REQUIREMENT
Using the records that follow, reproduce exactly the lines starting at the line containing "Emit a Python" and ending at the line containing "import seaborn as sns". Include both end lines and no pictures.
----
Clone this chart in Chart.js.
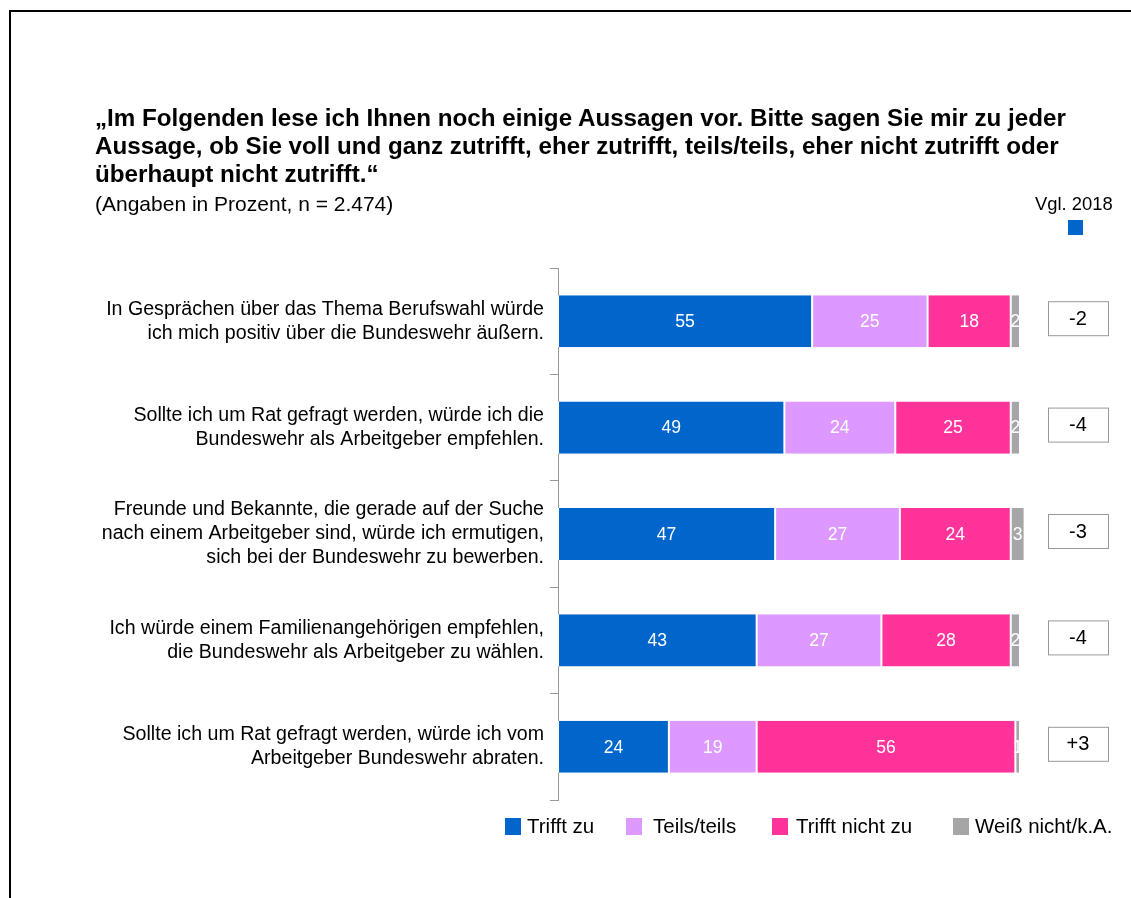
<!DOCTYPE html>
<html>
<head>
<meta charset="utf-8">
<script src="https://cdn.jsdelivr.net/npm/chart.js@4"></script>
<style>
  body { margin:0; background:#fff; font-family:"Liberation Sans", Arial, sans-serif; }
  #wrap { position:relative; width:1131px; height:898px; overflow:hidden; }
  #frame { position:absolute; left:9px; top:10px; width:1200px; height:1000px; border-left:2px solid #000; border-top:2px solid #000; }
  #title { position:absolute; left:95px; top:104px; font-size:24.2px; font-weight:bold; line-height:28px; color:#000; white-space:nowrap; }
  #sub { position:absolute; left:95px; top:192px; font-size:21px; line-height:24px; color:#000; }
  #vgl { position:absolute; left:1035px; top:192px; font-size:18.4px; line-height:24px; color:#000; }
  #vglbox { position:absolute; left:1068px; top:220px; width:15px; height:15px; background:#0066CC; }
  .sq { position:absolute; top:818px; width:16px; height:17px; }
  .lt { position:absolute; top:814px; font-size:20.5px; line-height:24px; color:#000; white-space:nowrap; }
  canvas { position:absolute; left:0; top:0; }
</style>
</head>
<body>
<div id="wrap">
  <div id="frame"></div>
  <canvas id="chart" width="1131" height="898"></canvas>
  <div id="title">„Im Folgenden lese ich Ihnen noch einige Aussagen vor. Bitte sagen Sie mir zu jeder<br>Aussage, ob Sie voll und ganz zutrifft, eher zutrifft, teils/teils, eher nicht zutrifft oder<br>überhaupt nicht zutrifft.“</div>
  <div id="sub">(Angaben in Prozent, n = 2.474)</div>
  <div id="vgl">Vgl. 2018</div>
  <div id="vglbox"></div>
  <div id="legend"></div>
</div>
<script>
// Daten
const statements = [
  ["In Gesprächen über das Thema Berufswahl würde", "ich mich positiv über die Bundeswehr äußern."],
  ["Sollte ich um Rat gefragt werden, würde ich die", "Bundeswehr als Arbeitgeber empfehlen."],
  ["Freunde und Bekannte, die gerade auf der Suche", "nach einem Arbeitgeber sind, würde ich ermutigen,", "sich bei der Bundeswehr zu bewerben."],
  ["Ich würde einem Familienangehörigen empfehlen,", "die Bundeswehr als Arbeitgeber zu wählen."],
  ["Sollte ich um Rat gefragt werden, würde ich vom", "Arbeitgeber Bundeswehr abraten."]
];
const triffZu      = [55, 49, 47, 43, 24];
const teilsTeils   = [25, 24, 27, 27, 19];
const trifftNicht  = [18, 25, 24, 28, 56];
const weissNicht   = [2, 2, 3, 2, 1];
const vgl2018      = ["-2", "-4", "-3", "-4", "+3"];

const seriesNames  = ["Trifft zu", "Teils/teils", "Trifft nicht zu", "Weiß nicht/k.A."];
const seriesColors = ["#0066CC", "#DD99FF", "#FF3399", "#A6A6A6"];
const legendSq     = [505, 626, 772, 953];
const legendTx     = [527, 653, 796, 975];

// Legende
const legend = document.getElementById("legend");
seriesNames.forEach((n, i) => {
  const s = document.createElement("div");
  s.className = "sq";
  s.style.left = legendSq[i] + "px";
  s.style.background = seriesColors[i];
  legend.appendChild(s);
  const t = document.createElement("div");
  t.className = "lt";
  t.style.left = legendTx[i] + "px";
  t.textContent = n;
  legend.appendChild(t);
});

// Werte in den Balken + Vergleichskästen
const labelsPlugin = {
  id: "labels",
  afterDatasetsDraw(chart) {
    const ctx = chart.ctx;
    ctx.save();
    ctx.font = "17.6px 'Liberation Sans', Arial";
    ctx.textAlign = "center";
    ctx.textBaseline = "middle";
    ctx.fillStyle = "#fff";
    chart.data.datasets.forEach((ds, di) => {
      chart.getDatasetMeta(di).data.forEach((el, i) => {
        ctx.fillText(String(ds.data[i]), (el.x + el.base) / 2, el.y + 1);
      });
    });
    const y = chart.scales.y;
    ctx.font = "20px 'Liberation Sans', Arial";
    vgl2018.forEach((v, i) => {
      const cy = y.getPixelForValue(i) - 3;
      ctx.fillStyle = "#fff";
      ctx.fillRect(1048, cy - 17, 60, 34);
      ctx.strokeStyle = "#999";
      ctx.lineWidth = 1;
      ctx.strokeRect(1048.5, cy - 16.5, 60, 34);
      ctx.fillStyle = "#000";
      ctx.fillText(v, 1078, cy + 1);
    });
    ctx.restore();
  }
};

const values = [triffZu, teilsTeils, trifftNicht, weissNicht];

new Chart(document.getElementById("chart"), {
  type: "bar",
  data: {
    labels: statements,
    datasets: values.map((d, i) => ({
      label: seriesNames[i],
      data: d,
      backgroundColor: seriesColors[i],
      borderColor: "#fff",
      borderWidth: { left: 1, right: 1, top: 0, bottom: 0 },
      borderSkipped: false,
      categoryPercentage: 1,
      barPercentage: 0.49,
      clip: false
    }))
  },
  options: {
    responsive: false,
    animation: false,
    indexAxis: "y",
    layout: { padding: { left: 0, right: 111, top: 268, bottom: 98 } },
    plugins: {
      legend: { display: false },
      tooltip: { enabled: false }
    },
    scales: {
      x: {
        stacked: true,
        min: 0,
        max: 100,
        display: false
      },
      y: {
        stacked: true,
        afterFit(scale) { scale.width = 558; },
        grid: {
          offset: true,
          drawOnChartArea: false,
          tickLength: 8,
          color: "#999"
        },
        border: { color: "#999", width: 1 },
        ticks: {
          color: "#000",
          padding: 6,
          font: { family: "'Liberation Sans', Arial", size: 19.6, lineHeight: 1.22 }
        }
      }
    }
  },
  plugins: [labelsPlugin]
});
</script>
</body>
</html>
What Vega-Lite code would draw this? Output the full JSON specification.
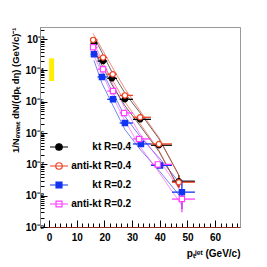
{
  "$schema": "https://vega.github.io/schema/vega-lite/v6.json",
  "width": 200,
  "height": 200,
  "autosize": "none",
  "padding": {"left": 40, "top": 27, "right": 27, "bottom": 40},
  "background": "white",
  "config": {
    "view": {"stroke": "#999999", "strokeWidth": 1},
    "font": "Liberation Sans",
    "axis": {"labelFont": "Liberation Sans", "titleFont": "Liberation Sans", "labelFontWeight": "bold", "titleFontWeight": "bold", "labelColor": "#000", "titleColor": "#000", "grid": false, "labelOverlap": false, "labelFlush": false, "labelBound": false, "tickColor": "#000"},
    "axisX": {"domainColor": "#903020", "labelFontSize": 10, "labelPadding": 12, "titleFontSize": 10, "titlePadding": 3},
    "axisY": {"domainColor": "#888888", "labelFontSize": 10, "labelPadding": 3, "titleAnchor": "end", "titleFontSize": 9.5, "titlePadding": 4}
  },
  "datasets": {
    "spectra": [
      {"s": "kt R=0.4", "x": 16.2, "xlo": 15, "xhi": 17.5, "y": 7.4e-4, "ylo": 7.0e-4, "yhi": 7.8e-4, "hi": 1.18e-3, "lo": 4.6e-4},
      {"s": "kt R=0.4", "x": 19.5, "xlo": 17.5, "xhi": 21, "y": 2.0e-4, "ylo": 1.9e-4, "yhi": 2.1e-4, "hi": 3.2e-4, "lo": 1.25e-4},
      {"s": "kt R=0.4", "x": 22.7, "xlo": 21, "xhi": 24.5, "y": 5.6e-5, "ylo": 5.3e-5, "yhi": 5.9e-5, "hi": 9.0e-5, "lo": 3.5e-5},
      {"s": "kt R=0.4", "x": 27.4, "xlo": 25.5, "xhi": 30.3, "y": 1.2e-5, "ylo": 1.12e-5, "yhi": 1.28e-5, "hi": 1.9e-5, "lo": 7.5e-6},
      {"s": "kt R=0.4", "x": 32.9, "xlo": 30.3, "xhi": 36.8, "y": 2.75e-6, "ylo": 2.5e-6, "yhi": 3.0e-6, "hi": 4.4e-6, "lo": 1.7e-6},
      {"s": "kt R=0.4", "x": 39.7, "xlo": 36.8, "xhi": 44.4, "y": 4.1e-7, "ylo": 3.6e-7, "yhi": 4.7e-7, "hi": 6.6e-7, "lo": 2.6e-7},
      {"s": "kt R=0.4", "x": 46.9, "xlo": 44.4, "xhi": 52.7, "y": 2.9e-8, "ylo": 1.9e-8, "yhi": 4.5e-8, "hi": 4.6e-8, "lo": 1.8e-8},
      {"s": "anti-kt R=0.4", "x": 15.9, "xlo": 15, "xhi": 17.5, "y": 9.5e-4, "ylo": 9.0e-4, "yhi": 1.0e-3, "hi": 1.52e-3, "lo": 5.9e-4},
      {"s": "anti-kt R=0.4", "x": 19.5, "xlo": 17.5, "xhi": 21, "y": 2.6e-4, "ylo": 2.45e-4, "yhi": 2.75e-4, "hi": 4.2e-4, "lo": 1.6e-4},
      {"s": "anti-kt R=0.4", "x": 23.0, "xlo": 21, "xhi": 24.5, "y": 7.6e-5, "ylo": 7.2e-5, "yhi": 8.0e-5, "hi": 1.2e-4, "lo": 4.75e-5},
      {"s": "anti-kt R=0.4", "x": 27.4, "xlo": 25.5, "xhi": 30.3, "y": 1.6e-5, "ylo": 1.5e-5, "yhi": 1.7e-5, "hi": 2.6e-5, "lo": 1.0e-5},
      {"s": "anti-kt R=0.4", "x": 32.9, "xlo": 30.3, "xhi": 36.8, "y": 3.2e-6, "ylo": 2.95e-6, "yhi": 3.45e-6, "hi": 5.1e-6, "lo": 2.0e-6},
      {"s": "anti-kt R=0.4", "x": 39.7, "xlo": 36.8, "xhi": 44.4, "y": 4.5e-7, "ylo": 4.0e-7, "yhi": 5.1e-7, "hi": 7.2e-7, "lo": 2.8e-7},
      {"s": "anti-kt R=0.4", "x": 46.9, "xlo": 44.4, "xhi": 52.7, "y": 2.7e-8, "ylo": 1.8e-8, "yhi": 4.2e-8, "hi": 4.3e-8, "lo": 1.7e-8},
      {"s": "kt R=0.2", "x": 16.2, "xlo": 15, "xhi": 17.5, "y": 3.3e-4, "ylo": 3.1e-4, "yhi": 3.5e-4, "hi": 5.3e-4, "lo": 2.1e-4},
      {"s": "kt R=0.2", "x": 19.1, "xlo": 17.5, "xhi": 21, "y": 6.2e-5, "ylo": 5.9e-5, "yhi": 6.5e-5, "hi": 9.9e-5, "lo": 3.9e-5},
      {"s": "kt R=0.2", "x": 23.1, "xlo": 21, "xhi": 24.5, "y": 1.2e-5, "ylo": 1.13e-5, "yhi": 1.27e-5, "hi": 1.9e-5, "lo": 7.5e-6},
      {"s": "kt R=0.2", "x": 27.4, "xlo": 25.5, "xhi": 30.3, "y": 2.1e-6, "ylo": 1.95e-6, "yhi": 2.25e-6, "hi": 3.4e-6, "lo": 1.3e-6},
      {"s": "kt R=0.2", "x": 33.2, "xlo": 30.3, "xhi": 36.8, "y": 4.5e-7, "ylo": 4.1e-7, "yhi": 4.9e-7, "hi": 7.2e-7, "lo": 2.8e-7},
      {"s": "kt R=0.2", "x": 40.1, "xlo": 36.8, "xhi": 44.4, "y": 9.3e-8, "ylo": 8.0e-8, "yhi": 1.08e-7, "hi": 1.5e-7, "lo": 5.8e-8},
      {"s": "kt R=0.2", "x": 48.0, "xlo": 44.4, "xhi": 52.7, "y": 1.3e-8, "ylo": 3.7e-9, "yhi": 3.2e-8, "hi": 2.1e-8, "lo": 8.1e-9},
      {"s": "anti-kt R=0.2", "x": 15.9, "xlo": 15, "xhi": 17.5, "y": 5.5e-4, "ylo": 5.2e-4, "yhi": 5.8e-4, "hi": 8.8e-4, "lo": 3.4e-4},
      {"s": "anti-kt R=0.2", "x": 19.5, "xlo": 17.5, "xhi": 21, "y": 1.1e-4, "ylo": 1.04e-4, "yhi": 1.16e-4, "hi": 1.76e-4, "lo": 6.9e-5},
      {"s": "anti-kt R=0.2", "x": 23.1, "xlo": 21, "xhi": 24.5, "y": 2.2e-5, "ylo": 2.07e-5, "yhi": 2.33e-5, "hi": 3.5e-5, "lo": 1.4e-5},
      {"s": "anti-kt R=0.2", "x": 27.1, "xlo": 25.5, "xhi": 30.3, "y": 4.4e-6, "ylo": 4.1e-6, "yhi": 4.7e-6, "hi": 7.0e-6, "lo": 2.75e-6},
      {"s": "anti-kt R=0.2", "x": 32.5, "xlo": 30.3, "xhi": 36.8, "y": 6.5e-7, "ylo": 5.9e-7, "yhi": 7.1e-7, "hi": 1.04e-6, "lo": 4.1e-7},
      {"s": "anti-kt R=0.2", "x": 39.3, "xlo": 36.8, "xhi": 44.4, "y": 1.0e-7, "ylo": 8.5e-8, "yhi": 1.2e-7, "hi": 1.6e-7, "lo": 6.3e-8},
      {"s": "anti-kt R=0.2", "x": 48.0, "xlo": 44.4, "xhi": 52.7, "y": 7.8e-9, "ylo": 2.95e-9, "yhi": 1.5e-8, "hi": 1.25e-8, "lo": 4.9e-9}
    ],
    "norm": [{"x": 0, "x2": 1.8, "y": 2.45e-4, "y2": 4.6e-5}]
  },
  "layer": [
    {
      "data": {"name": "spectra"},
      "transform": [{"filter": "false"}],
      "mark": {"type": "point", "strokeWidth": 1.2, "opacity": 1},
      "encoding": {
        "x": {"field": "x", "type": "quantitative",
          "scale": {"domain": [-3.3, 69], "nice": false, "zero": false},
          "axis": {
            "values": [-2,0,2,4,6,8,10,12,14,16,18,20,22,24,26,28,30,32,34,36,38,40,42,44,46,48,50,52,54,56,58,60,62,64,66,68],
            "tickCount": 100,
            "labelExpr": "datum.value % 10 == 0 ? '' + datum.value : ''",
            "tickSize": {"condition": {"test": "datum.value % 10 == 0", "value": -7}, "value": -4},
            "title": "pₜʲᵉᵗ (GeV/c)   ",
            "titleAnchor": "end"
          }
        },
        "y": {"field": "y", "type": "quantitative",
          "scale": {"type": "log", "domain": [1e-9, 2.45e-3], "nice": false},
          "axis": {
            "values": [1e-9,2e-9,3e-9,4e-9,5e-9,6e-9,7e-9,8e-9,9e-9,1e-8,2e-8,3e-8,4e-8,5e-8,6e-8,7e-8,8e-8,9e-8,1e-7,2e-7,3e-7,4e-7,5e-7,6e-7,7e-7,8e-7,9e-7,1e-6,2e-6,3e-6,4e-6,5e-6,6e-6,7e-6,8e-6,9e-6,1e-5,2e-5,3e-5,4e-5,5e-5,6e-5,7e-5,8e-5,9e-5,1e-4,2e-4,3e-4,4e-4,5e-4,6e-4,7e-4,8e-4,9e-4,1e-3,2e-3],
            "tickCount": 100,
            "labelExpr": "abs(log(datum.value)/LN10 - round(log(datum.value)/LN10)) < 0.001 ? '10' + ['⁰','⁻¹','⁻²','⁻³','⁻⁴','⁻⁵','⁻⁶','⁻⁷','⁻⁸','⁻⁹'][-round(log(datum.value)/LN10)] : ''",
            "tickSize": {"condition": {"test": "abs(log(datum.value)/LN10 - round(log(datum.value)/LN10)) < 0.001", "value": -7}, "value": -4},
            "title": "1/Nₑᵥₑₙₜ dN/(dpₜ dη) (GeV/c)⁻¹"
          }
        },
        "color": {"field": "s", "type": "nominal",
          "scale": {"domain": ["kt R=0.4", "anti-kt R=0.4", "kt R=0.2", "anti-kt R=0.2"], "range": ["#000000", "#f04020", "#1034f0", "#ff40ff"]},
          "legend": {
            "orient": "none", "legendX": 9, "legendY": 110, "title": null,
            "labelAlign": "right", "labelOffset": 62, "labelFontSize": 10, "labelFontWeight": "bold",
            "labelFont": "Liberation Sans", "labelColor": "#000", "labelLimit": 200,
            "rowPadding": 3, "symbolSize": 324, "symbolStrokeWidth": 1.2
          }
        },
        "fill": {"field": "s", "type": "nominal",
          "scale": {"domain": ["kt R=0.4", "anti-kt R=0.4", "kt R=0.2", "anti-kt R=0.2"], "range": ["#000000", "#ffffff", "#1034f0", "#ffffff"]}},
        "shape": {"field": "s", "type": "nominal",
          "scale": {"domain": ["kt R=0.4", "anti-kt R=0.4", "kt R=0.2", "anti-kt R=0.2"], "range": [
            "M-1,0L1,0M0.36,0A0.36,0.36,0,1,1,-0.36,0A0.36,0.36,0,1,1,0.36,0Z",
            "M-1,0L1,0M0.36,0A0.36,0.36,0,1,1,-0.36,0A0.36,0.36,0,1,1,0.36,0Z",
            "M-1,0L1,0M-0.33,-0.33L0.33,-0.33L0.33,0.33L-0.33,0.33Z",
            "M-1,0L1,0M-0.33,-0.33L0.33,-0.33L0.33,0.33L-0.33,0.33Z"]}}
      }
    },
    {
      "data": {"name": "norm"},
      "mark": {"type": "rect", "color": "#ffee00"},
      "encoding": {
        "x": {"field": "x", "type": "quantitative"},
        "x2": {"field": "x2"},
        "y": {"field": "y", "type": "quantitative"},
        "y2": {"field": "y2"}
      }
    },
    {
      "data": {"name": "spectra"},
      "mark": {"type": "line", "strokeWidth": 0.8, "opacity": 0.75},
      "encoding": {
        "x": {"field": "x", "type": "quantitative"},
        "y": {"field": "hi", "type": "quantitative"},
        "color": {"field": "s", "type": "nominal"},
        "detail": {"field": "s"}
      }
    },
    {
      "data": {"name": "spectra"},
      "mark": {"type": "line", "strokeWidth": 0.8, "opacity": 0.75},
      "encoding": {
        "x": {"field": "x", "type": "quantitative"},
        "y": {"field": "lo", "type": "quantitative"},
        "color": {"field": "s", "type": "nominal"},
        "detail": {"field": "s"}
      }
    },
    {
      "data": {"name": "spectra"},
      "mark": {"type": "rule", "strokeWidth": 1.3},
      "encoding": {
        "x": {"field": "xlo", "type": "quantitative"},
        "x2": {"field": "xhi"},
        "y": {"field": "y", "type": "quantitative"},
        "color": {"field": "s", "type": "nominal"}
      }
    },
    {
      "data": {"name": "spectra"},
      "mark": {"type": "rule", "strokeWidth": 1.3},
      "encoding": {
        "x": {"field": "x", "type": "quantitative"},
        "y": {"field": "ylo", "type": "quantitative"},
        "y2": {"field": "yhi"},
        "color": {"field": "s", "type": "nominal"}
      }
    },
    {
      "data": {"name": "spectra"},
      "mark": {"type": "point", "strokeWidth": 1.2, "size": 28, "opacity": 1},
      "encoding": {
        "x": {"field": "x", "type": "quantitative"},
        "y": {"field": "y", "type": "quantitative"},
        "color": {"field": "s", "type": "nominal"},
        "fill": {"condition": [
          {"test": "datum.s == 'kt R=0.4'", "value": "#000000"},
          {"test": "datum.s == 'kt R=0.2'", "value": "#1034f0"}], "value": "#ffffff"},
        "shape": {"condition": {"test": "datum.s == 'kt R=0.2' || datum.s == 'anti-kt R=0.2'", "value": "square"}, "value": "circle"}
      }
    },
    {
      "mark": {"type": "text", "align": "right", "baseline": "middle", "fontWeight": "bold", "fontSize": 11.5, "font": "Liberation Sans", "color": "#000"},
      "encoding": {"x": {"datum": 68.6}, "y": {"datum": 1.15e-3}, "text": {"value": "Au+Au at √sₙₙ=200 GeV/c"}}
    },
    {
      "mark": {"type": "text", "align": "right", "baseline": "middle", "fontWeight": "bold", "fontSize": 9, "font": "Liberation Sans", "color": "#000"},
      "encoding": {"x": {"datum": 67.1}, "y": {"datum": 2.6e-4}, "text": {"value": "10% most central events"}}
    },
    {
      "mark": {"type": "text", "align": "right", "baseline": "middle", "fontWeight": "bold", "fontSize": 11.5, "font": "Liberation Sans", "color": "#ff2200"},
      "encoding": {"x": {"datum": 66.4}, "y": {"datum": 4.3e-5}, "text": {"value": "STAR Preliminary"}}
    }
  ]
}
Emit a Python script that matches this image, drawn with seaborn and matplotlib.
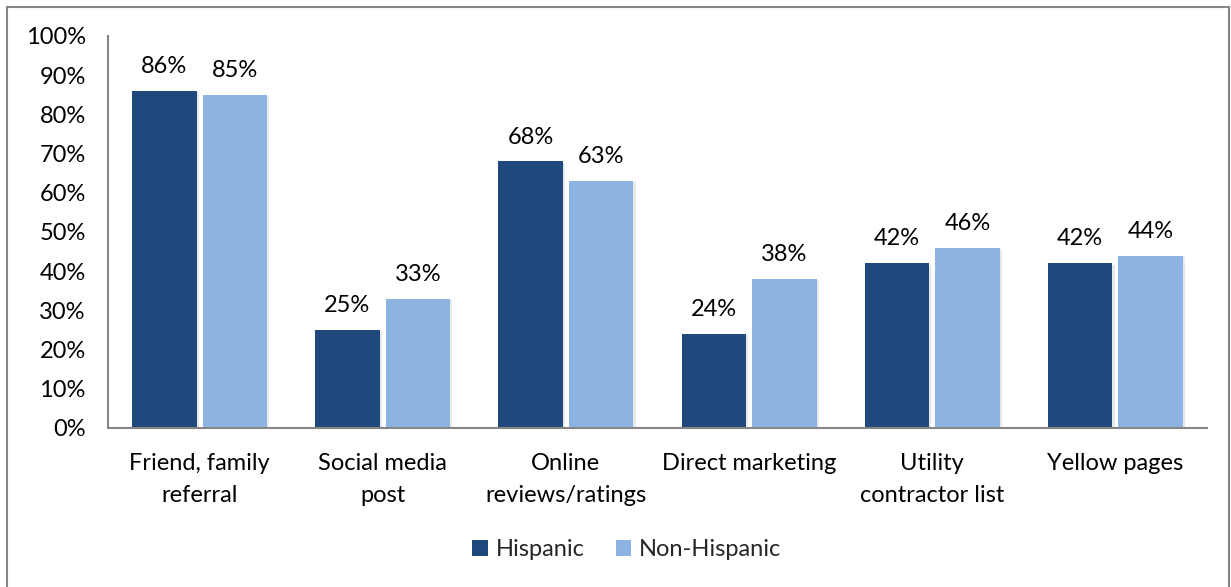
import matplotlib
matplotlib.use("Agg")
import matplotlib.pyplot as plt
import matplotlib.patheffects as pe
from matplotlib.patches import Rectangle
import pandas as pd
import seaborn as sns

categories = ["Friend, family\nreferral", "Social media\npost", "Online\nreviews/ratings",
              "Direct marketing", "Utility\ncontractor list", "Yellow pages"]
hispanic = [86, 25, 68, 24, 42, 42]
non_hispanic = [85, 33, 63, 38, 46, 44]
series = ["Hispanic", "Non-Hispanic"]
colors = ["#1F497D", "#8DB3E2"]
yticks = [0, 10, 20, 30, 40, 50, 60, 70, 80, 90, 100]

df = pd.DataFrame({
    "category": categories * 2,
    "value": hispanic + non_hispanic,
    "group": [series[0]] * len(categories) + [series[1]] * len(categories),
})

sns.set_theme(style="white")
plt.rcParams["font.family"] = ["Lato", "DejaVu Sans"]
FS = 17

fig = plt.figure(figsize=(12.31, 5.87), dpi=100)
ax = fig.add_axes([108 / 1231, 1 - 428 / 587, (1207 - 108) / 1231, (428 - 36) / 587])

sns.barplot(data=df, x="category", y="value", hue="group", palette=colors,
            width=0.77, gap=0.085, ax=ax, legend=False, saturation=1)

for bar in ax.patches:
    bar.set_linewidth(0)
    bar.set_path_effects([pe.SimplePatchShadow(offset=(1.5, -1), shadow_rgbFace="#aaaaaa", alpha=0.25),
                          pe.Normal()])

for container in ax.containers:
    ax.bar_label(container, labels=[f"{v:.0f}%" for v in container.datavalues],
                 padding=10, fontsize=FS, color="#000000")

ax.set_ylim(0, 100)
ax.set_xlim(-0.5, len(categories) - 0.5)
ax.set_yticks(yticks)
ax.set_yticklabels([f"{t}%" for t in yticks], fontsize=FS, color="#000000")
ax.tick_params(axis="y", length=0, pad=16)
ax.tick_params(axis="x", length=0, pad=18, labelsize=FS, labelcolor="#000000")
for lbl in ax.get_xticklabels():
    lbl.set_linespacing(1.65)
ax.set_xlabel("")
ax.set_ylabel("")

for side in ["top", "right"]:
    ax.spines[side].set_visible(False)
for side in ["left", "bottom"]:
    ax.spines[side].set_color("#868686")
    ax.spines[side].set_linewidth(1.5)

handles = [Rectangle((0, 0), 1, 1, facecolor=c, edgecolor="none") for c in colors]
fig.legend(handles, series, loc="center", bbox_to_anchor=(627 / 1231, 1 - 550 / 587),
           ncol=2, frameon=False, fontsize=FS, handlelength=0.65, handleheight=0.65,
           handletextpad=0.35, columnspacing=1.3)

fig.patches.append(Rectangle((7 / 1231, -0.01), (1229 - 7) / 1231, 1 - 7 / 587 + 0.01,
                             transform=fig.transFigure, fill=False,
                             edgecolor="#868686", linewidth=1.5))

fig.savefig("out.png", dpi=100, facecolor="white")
----
CORRECT RESPONSE
Emit a Python script that matches this image, drawn with seaborn and matplotlib.
import matplotlib
matplotlib.use("Agg")
import matplotlib.pyplot as plt
import matplotlib.patheffects as pe
from matplotlib.patches import Rectangle
import pandas as pd
import seaborn as sns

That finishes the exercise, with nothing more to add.